### WHAT IS EXPECTED
Find the string "chart" in the records. Copy every line it appears in.

### DATASET EXTRACT
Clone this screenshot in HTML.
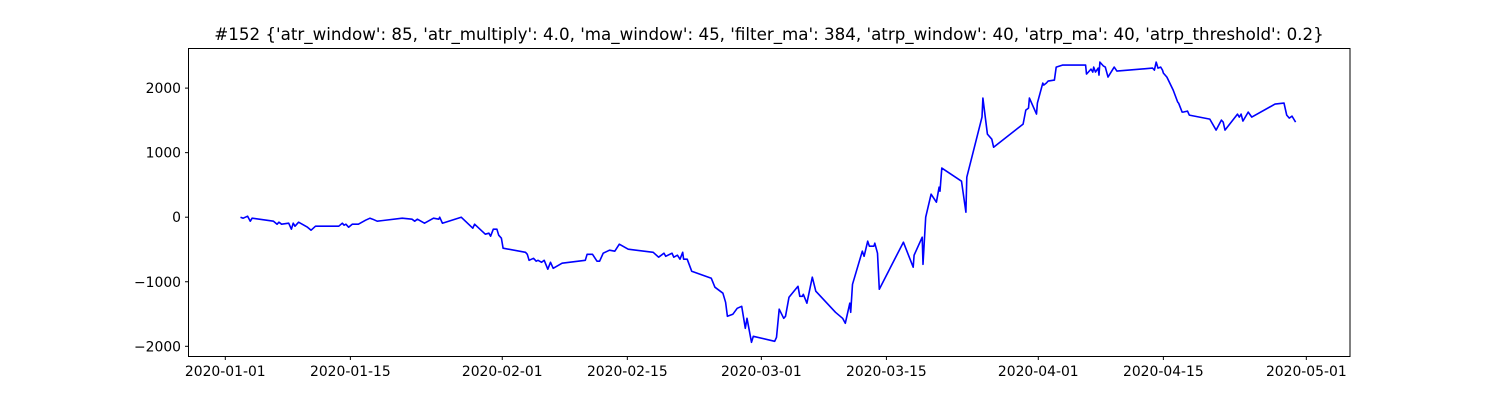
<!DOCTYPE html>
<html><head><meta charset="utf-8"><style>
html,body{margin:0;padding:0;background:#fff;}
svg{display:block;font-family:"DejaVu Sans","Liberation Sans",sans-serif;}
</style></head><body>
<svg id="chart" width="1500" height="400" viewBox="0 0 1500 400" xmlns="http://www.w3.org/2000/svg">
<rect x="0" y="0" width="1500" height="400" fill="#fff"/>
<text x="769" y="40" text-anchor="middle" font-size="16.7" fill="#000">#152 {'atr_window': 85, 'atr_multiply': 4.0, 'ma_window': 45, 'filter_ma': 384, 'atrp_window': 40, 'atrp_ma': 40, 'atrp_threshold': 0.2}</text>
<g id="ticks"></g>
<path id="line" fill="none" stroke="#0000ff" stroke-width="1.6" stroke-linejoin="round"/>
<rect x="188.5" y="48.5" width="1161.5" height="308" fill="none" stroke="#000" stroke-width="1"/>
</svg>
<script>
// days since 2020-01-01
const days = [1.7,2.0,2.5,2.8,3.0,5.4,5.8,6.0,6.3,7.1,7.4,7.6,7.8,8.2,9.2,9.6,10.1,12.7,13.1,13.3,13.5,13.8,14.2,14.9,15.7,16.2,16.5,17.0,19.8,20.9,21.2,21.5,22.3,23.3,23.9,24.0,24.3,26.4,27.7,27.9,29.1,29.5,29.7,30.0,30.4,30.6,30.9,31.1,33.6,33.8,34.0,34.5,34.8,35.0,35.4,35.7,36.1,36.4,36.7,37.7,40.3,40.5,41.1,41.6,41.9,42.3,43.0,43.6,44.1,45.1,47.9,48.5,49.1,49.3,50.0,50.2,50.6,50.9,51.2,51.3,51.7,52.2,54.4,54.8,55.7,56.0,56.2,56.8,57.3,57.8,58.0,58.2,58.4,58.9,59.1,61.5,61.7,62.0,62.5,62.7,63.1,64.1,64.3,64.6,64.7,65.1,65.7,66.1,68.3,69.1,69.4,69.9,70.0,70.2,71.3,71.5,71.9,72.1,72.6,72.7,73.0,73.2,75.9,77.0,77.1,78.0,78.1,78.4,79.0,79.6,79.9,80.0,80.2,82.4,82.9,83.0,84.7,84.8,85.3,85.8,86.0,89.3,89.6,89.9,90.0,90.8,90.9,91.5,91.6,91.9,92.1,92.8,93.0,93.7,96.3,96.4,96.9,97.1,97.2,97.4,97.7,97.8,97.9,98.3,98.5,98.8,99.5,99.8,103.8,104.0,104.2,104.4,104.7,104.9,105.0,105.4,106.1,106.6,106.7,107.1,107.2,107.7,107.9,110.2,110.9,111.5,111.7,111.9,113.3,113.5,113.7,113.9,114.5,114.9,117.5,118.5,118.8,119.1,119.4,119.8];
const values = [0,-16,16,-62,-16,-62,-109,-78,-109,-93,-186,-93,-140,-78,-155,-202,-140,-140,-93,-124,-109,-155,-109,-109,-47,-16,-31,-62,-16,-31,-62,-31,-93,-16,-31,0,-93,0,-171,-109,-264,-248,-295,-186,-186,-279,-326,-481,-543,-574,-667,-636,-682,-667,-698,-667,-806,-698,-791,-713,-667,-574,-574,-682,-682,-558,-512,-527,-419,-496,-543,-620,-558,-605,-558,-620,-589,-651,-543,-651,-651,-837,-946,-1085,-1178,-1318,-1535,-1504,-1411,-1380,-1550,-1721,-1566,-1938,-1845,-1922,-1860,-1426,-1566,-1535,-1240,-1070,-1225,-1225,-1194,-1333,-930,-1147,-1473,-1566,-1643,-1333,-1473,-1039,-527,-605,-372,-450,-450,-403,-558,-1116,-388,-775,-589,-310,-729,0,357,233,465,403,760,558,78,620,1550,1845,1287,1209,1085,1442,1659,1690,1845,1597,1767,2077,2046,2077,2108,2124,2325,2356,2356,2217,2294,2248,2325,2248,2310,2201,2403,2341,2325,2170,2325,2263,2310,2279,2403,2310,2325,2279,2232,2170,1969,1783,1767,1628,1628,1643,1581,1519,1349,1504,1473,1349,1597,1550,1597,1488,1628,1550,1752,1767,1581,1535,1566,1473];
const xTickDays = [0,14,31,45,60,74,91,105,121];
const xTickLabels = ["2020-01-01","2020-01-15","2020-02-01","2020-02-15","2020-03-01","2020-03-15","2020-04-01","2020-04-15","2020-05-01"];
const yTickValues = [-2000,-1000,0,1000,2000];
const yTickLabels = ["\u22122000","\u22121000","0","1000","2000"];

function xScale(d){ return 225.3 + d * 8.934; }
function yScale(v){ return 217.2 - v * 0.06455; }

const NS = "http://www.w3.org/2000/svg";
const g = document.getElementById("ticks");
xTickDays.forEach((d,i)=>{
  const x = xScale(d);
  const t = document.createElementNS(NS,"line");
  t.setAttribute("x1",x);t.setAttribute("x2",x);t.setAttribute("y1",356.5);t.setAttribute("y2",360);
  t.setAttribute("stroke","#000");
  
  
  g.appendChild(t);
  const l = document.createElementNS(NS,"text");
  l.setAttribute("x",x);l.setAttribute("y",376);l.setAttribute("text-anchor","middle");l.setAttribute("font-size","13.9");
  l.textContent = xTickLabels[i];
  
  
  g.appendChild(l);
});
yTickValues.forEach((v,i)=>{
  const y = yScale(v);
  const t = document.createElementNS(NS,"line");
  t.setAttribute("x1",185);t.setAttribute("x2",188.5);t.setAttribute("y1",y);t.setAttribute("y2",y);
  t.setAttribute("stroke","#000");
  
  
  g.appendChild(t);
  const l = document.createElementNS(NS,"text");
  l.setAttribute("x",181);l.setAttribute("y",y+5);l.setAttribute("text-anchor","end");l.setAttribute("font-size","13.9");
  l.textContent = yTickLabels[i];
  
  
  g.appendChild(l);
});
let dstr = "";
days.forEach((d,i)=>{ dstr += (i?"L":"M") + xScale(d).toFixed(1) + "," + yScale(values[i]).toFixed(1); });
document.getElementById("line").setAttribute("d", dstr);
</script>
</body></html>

--

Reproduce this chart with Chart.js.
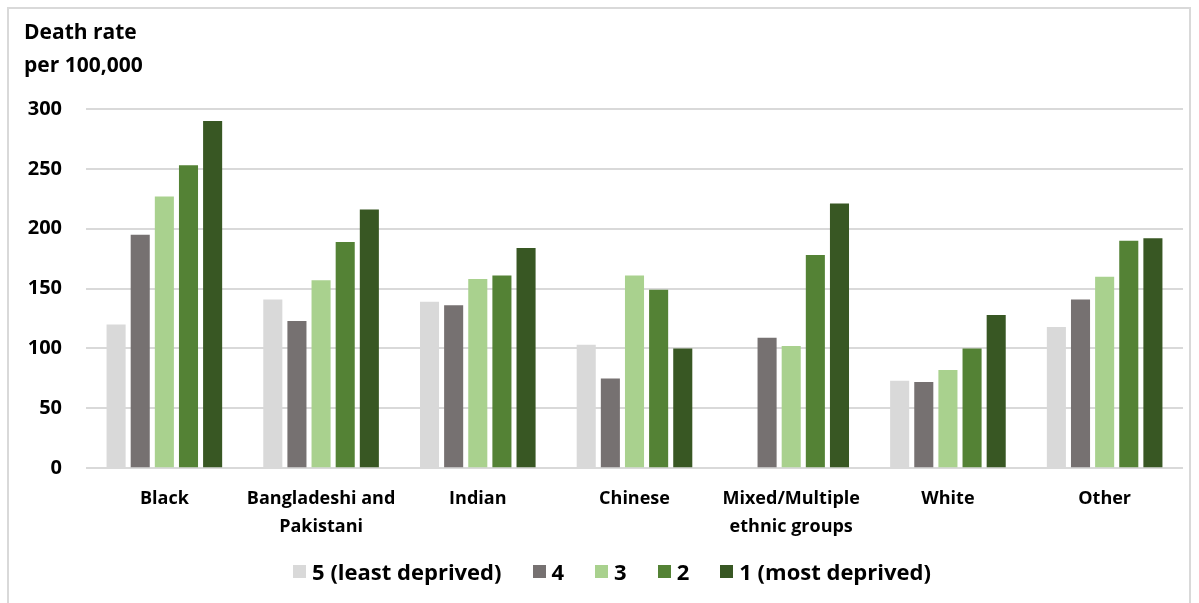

### FINISHED ANSWER
<svg id="chart" width="1500" height="400" viewBox="0 0 1500 400" xmlns="http://www.w3.org/2000/svg">
Reproduce this chart with Chart.js.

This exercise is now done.